Несчастное сознание в философии Гегеля | страница 42



Гегель охарактеризует Средние века как эпоху, в которую Церковь противоречит Государству, в которую Государство противоречит Церкви, в которую и Церковь, и Государство являются противоречивыми в себе; это эпоха самого широкого разрыва, самого глубокого раскола. Если человек, как он скажет об этом в Философии религии, не удаляется от мира и не замыкается в монастыре, он сохраняет и свою религию, и свои страсти, и первая не лишает последние их грубости; если он не отделяется от мира, он сам является разделенным миром.

Таким образом, мы можем подвести итог этой части нашего анализа и завершить его мыслью Гегеля, к которой мы уже обращались: «Между этими крайностями сознания, в той или иной мере обогащенного дружелюбием, ненавистью или безразличием по отношению к миру, между этими крайностями, которые обнаруживаются внутри противоположности Бога и мира, божественного и жизни, христианская церковь и совершает свой путь, состоящий из достижений и неудач, но ее сущности противоречит находить свой покой в безличной и живой красоте; и такова ее судьба, что Церковь и Государство, служение Богу и жизнь, благочестие и добродетель, человеческое действие и действие божественное никогда не могли раствориться, расплавиться в единстве».

Христианская Церковь — это осознание несчастного сознания; и для Гегеля останется проблемой выявление единства этих противоположностей и тем самым счастливого сознания.

Ему придется искать общую сущность дионисийского мистицизма Гельдерлина и христианского мистицизма Синклера. В каком‑то смысле и христианский теолог, и элевсинский мистагог могут породить в нас идею невьфазимого, идею вечной ночи души, которая является светом. Не заключается ли задача философа в том, чтобы осознать эти мистерии, будь то мистерии Элевсина или Голгофы, пролить на них дневной свет разума, сохранить на небе солнце во время смерти самого Бога?

Цель философии — восстановить разорванное единство. Разделение — это источник потребности в философии.
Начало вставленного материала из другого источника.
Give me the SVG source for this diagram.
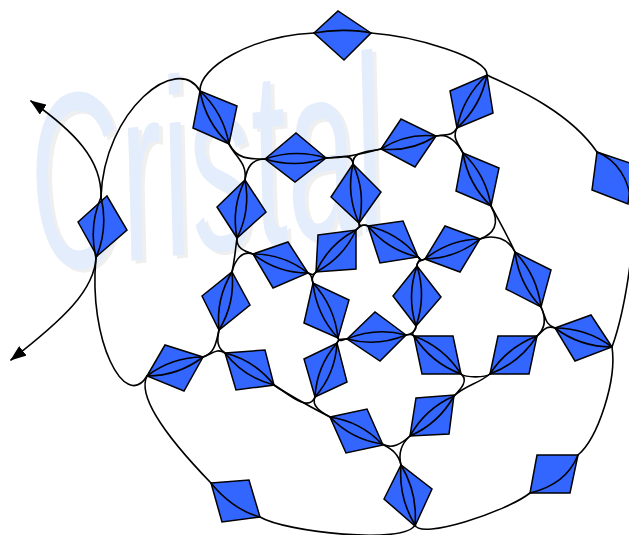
<svg xmlns="http://www.w3.org/2000/svg" width="629" height="535" viewBox="0 0 629 535">
<defs>
<style>
.d{fill:#3366ff;stroke:#000;stroke-width:1.5;stroke-linejoin:miter}
.c path{fill:none;stroke:#000;stroke-width:1.6;stroke-linecap:round}
.wm{font-family:"Liberation Sans",Arial,sans-serif;font-style:italic;font-size:250px}
</style>
<marker id="ah" viewBox="0 0 16 12" refX="15" refY="6" markerWidth="16" markerHeight="12" markerUnits="userSpaceOnUse" orient="auto"><path d="M0,0 L16,6 L0,12 z" fill="#000"/></marker>
</defs>
<rect width="629" height="535" fill="#fff"/>
<g id="watermark">
<text class="wm" transform="translate(44,275) rotate(-7) scale(0.5,1)" fill="#efefef">Cristal</text>
<text class="wm" transform="translate(40,272) rotate(-7) scale(0.5,1)" fill="#e4edfb">Cristal</text>
</g>
<g id="n1"><polygon class="d" points="78,222 107,196 127,230 97,256"/></g>
<g id="n2"><polygon class="d" points="200,91 237,106 229,144 193,128"/></g>
<g id="n3"><polygon class="d" points="265,159 296,133 326,158 295,182"/></g>
<g id="n4"><polygon class="d" points="217,207 245,180 266,212 237,238"/></g>
<g id="n5"><polygon class="d" points="314,33 338,11 371,33 344,60"/></g>
<g id="n6"><polygon class="d" points="450,91 487,75 493,113 457,128"/></g>
<g id="n7"><polygon class="d" points="381,149 401,119 436,136 415,167"/></g>
<g id="n8"><polygon class="d" points="463,153 499,168 491,206 456,191"/></g>
<g id="n9"><polygon class="d" points="597,152 633,164 628,204 592,190"/></g>
<g id="n10"><polygon class="d" points="331,197 353,164 381,192 359,223"/></g>
<g id="n11"><polygon class="d" points="318,235 356,230 356,269 316,272"/></g>
<g id="n12"><polygon class="d" points="368,226 403,221 418,257 380,263"/></g>
<g id="n13"><polygon class="d" points="425,259 445,226 480,239 460,272"/></g>
<g id="n14"><polygon class="d" points="506,289 515,252 551,270 541,307"/></g>
<g id="n15"><polygon class="d" points="253,254 288,242 308,273 273,288"/></g>
<g id="n16"><polygon class="d" points="202,296 232,272 250,305 219,330"/></g>
<g id="n17"><polygon class="d" points="304,323 313,283 349,300 338,338"/></g>
<g id="n18"><polygon class="d" points="225,353 265,350 274,385 236,390"/></g>
<g id="n19"><polygon class="d" points="304,359 337,343 347,382 315,397"/></g>
<g id="n20"><polygon class="d" points="147,376 165,345 203,357 184,391"/></g>
<g id="n21"><polygon class="d" points="211,483 249,480 260,517 222,522"/></g>
<g id="n22"><polygon class="d" points="347,339 375,312 406,335 380,361"/></g>
<g id="n23"><polygon class="d" points="393,296 417,266 441,297 416,326"/></g>
<g id="n24"><polygon class="d" points="414,336 453,336 461,374 422,374"/></g>
<g id="n25"><polygon class="d" points="498,336 537,336 529,374 490,374"/></g>
<g id="n26"><polygon class="d" points="555,328 591,315 612,347 575,361"/></g>
<g id="n27"><polygon class="d" points="537,455 578,455 570,493 530,493"/></g>
<g id="n28"><polygon class="d" points="384,499 401,465 432,489 415,526"/></g>
<g id="n29"><polygon class="d" points="330,417 367,409 383,445 346,453"/></g>
<g id="n30"><polygon class="d" points="416,398 454,395 449,434 410,436"/></g>
<g id="connectors" class="c">
<path d="M101,197 C102,160 75,132 31,101" marker-end="url(#ah)"/>
<path d="M96,258 C94,290 65,318 11,360" marker-end="url(#ah)"/>
<path d="M101,197 C104,110 178,52 200,91"/>
<path d="M200,91 C199,68 250,36 314,33"/>
<path d="M314,33 C330,30 355,29 371,33"/>
<path d="M371,33 C415,36 488,58 487,75"/>
<path d="M487,75 C495,80 565,105 597,152"/>
<path d="M597,152 C617,160 630,180 631,205 C633,225 634,245 630,265 C626,295 620,325 612,347"/>
<path d="M612,347 C617,380 598,438 578,455"/>
<path d="M578,455 C570,475 555,487 530,493"/>
<path d="M530,493 C506,512 420,540 415,525"/>
<path d="M260,517 C285,532 405,545 415,525"/>
<path d="M211,483 C222,497 240,512 260,517"/>
<path d="M147,376 C140,390 150,420 211,483"/>
<path d="M96,258 C88,340 125,412 147,376"/>
<path d="M229,144 C237,159 248,159 265,159"/>
<path d="M229,144 C237,159 247,163 245,180"/>
<path d="M265,159 C252,159 247,167 245,180"/>
<path d="M326,158 C348,157.6 359.7,154 381,149"/>
<path d="M326,158 C338,158 352,152 353,164"/>
<path d="M381,149 C368,152 352,151 353,164"/>
<path d="M457,128 C452,137 446,134 436,136"/>
<path d="M457,128 C452,138 458,143 463,153"/>
<path d="M436,136 C449,133 457,142 463,153"/>
<path d="M237,238 C236,248 244,251 253,254"/>
<path d="M237,238 C235,252 235,258 232,272"/>
<path d="M253,254 C242,250 235,260 232,272"/>
<path d="M359,223 C359.5,228 359.5,226.4 356,230"/>
<path d="M359,223 C359.5,228 363.8,223.4 368,226"/>
<path d="M356,230 C359.5,226.4 363.8,223.4 368,226"/>
<path d="M418,257 C422,260 420,261 425,259"/>
<path d="M418,257 C422,260 417,261 417,266"/>
<path d="M425,259 C420,261 417,261 417,266"/>
<path d="M491,206 C501,224.5 506,233 515,252"/>
<path d="M491,206 C501,224.5 493,234 480,239"/>
<path d="M480,239 C494,234 508.5,238.5 515,252"/>
<path d="M316,272 C312.6,275.6 312.7,274.7 308,273"/>
<path d="M316,272 C312.6,275.6 311,278.5 313,283"/>
<path d="M308,273 C312.7,274.7 311,278.5 313,283"/>
<path d="M219,330 C217,340 216.6,347.5 225,353"/>
<path d="M219,330 C216,343 215,353 203,357"/>
<path d="M225,353 C216.6,347.5 212.5,353.8 203,357"/>
<path d="M338,338 C340,342.5 339,338.3 337,343"/>
<path d="M338,338 C340,342.5 342,339.4 347,339"/>
<path d="M337,343 C339,338 342,339.4 347,339"/>
<path d="M406,335 C411,334.7 415.9,331 416,326"/>
<path d="M406,335 C411,334.7 410,333 414,336"/>
<path d="M416,326 C416,331 410,333 414,336"/>
<path d="M541,307 C546,318 546,328 537,336"/>
<path d="M541,307 C546,317 544.5,324.5 555,328"/>
<path d="M537,336 C544,330 546.5,325 555,328"/>
<path d="M461,374 C465.7,377.8 485.3,377.8 490,374"/>
<path d="M461,374 C469,380 461,389 454,396"/>
<path d="M490,374 C476.7,384.7 466.6,384.6 454,396"/>
<path d="M274,385 C288,394 308.5,413 315,397"/>
<path d="M274,385 C295,399 308,405.5 330,417"/>
<path d="M315,397 C311,406 321,412 330,417"/>
<path d="M382,444 C392.7,449.5 401,444 410,436"/>
<path d="M382,444 C392,449 398.5,454 401,465"/>
<path d="M410,436 C401,444 398,453 401,465"/>
<path d="M101,197 Q88.5,226.7 96,258"/><path d="M101,197 Q108.5,228.3 96,258"/>
<path d="M200,91 Q205.7,122.3 229,144"/><path d="M200,91 Q223.3,112.7 229,144"/>
<path d="M265,159 Q295.7,168.5 326,158"/><path d="M265,159 Q295.3,148.5 326,158"/>
<path d="M245,180 Q231.1,207.6 237,238"/><path d="M245,180 Q250.9,210.4 237,238"/>
<path d="M487,75 Q463.3,96.6 457,128"/><path d="M487,75 Q480.7,106.4 457,128"/>
<path d="M381,149 Q410.8,152.2 436,136"/><path d="M381,149 Q406.2,132.8 436,136"/>
<path d="M463,153 Q468.2,184.2 491,206"/><path d="M463,153 Q485.8,174.8 491,206"/>
<path d="M353,164 Q346,194.5 359,223"/><path d="M353,164 Q366,192.5 359,223"/>
<path d="M356,230 Q328.8,244.1 316,272"/><path d="M356,230 Q343.2,257.9 316,272"/>
<path d="M368,226 Q387.7,250 418,257"/><path d="M368,226 Q398.3,233 418,257"/>
<path d="M425,259 Q455.9,258.4 480,239"/><path d="M425,259 Q449.1,239.6 480,239"/>
<path d="M515,252 Q519,283.8 541,307"/><path d="M515,252 Q537,275.2 541,307"/>
<path d="M253,254 Q277.2,273 308,273"/><path d="M253,254 Q283.8,254 308,273"/>
<path d="M232,272 Q215.7,298.8 219,330"/><path d="M232,272 Q235.3,303.2 219,330"/>
<path d="M313,283 Q316.4,314.6 338,338"/><path d="M313,283 Q334.6,306.4 338,338"/>
<path d="M225,353 Q244,377.4 274,385"/><path d="M225,353 Q255,360.6 274,385"/>
<path d="M337,343 Q316.7,366.2 315,397"/><path d="M337,343 Q335.3,373.8 315,397"/>
<path d="M147,376 Q178.2,376 203,357"/><path d="M147,376 Q171.8,357 203,357"/>
<path d="M347,339 Q377.2,347 406,335"/><path d="M347,339 Q375.8,327 406,335"/>
<path d="M417,266 Q406.5,295.8 416,326"/><path d="M417,266 Q426.5,296.2 416,326"/>
<path d="M414,336 Q431.2,362.8 461,374"/><path d="M414,336 Q443.8,347.2 461,374"/>
<path d="M490,374 Q519.8,362.8 537,336"/><path d="M490,374 Q507.2,347.2 537,336"/>
<path d="M555,328 Q580.3,347 612,347"/><path d="M555,328 Q586.7,328 612,347"/>
<path d="M401,465 Q398.3,497.3 415,525"/><path d="M401,465 Q417.7,492.7 415,525"/>
<path d="M330,417 Q351.4,439.4 382,444"/><path d="M330,417 Q360.6,421.6 382,444"/>
<path d="M410,436 Q438.7,423.4 454,396"/><path d="M410,436 Q425.3,408.6 454,396"/>
</g>
</svg>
В сочинениях об отношении философии природы с религией автор противопоставляет непосредственному и ясному примирению в том виде, в каком его представляет язычество, мучительное, опосредствованное и долгое время полностью внешнее примирение христианства.[76] Но это последнее было необходимо. Такое стремление, олицетворяемое в истории христианством, является знаком того, что человек — это павший бог, или, скорее, что он и есть бог; и не такой бог, который вспоминает о небесах в обычном смысле слова, но для которого, если он приходит к истинной философии, небеса являются воспоминанием в том смысле, в каком они были для него чем‑то внутренним. Гуманизм Фейербаха и мистический трансцендентализм присоединяются к этой мысли, которая на самом деле объединяет крайности: Бог должен быть поглощен человеком, человек должен быть поглощен Богом.